Exercise prompt - Your task is to reproduce, verbatim and without pictures, the lines from the opening of the listing through the line containing "plt.rcParams['axes.labelcolor'] = 'black'".

- - - -

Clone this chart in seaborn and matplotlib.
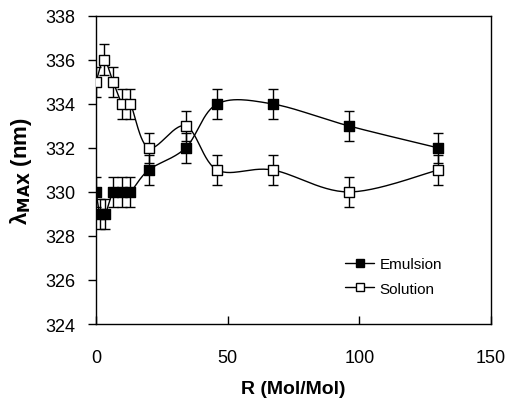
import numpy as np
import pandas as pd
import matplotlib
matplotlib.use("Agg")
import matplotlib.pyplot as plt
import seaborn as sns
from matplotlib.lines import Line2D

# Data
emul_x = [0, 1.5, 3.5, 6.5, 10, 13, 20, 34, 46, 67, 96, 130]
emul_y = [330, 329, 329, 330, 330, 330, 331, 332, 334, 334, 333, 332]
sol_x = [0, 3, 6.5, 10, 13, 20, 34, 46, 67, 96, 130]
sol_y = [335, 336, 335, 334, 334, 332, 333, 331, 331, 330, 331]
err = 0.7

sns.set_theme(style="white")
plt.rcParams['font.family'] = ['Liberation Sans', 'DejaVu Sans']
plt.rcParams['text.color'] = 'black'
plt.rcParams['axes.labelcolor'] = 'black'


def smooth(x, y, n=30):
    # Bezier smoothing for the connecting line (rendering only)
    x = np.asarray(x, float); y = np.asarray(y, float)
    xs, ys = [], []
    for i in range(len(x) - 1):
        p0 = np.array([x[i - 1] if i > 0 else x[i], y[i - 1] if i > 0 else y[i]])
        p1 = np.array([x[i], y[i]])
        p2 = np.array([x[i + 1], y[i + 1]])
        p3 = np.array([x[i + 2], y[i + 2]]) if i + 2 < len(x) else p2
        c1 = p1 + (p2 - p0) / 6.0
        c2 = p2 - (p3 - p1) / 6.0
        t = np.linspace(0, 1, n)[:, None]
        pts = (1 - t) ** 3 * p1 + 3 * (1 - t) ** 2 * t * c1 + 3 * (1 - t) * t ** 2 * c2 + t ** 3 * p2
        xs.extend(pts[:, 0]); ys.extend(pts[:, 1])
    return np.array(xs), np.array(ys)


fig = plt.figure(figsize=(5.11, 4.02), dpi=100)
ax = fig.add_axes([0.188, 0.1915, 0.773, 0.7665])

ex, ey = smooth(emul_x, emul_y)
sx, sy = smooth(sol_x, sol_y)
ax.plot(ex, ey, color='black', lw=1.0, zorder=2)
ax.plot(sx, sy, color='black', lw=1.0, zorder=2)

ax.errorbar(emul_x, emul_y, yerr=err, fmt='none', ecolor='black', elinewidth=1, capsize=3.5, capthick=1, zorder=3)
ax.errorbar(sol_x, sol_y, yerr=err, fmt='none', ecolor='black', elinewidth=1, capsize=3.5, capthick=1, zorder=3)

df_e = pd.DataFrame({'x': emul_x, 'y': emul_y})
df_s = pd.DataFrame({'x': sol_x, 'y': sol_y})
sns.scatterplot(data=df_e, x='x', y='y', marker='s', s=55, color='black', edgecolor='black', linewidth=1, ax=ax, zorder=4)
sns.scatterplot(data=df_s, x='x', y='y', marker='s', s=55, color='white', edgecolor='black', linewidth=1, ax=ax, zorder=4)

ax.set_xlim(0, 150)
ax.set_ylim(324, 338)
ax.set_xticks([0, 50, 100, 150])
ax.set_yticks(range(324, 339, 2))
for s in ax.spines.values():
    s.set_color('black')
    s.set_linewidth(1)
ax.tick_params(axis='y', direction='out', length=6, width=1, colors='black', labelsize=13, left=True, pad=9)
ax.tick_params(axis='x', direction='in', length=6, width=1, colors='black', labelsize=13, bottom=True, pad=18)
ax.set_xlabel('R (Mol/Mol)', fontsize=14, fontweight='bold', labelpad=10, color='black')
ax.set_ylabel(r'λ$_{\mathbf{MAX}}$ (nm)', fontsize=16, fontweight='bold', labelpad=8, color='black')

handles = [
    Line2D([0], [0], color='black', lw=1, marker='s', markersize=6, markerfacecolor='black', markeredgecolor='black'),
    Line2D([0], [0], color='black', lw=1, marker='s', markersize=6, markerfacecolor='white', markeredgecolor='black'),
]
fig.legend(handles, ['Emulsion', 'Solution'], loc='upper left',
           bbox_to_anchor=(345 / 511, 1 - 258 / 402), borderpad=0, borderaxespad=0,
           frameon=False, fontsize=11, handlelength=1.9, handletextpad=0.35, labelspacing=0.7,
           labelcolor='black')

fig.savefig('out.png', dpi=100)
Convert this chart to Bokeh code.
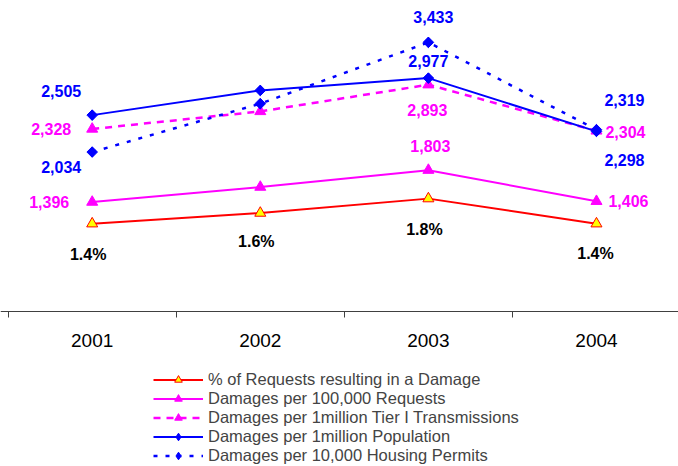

- - - -

Task answer -
Clone this chart in seaborn and matplotlib.
import numpy as np
import pandas as pd
import matplotlib
matplotlib.use("Agg")
import matplotlib.pyplot as plt
import seaborn as sns
from matplotlib.lines import Line2D

# Data
emul_x = [0, 1.5, 3.5, 6.5, 10, 13, 20, 34, 46, 67, 96, 130]
emul_y = [330, 329, 329, 330, 330, 330, 331, 332, 334, 334, 333, 332]
sol_x = [0, 3, 6.5, 10, 13, 20, 34, 46, 67, 96, 130]
sol_y = [335, 336, 335, 334, 334, 332, 333, 331, 331, 330, 331]
err = 0.7

sns.set_theme(style="white")
plt.rcParams['font.family'] = ['Liberation Sans', 'DejaVu Sans']
plt.rcParams['text.color'] = 'black'
plt.rcParams['axes.labelcolor'] = 'black'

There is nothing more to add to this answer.